A economista e educadora Jorgette Oliveira, diretora do Centro de Apoio ao Trabalhador (Ceat), criado há dois anos por d. Cláudio, observa: "Ele sempre mostrou muita abertura no trabalho. No presidência do conselho consultivo, dá palpites, ouve atentamente e debate as opiniões dos conselheiros."

A convite de organizações governamentais e não-governamentais da Europa, o cardeal já esteve duas vezes naquele continente para falar do Ceat - que no ano passado encaminhou cerca de 1,7 mil pessoas para o mercado de trabalho. Na Itália, foi homenageado pelas centrais trabalhistas.

Para o padre Lício de Araújo do Valle, assessor da Conferência Nacional dos Bispos do Brasil Sul 2 e diretor-administrativo do Ceat, a possibilidade de d.

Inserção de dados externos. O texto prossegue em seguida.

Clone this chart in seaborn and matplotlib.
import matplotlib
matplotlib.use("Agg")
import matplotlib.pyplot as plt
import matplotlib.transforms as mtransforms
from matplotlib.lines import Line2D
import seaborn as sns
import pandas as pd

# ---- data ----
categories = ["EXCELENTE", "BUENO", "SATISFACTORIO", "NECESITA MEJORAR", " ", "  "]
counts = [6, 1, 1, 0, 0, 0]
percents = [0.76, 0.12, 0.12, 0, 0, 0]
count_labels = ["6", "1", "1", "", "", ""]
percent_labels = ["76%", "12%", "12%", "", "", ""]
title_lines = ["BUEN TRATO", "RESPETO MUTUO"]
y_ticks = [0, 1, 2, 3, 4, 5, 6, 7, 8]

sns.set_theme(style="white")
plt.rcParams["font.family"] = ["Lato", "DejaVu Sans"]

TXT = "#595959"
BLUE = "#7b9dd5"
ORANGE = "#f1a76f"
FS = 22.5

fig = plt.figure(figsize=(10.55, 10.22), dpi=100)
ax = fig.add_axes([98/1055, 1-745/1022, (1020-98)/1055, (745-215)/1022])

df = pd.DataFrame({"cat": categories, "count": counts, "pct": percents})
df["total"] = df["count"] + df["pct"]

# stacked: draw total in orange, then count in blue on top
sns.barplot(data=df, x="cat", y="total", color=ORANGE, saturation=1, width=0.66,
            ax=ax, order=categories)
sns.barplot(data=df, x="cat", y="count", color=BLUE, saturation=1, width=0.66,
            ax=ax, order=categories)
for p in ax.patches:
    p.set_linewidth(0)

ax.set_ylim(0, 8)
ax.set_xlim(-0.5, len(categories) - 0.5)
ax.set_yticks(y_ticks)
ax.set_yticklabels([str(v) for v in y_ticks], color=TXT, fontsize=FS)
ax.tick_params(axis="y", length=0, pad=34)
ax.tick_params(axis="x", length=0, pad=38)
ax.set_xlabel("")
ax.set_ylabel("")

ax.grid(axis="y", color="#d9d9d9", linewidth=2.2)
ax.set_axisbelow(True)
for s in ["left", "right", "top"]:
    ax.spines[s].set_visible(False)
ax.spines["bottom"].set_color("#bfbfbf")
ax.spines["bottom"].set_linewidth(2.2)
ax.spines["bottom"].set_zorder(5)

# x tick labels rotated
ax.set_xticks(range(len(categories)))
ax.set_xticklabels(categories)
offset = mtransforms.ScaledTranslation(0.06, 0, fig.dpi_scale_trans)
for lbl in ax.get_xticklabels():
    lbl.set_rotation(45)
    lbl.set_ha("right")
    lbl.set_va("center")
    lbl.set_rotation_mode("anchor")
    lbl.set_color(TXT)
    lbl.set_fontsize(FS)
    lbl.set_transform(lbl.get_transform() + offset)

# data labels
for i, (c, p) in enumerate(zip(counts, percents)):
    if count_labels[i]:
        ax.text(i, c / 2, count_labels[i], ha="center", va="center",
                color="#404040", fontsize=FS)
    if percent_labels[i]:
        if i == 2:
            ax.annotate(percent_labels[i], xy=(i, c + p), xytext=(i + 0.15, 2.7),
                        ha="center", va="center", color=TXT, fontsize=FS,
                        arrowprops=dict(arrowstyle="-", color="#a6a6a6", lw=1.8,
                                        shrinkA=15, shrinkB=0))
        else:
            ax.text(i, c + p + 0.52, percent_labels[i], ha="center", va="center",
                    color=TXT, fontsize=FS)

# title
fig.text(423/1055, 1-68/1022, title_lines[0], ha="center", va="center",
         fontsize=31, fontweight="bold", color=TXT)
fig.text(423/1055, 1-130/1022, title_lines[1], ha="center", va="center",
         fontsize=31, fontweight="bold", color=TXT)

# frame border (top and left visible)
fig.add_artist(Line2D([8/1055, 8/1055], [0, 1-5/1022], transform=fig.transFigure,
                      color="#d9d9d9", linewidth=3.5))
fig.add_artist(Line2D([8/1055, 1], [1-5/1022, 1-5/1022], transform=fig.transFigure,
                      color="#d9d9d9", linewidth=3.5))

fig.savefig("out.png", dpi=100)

Cláudio ser escolhido papa é real: "Se o perfil que os cardeais escolherem for o de um representante do Terceiro Mundo e aberto ao diálogo, as chances dele são muito boas."

É bom notar a conjunção condicional que o padre pôs no início de sua oração. Porque, se lá no conclave, o Espírito Santo soprar em outra direção e levar os cardeais a optarem por outro tipo de perfil, d. Cláudio vai voltar cardeal como foi. Apenas com mais prestígio. Ou, como se diz no País do futebol, com a bola toda.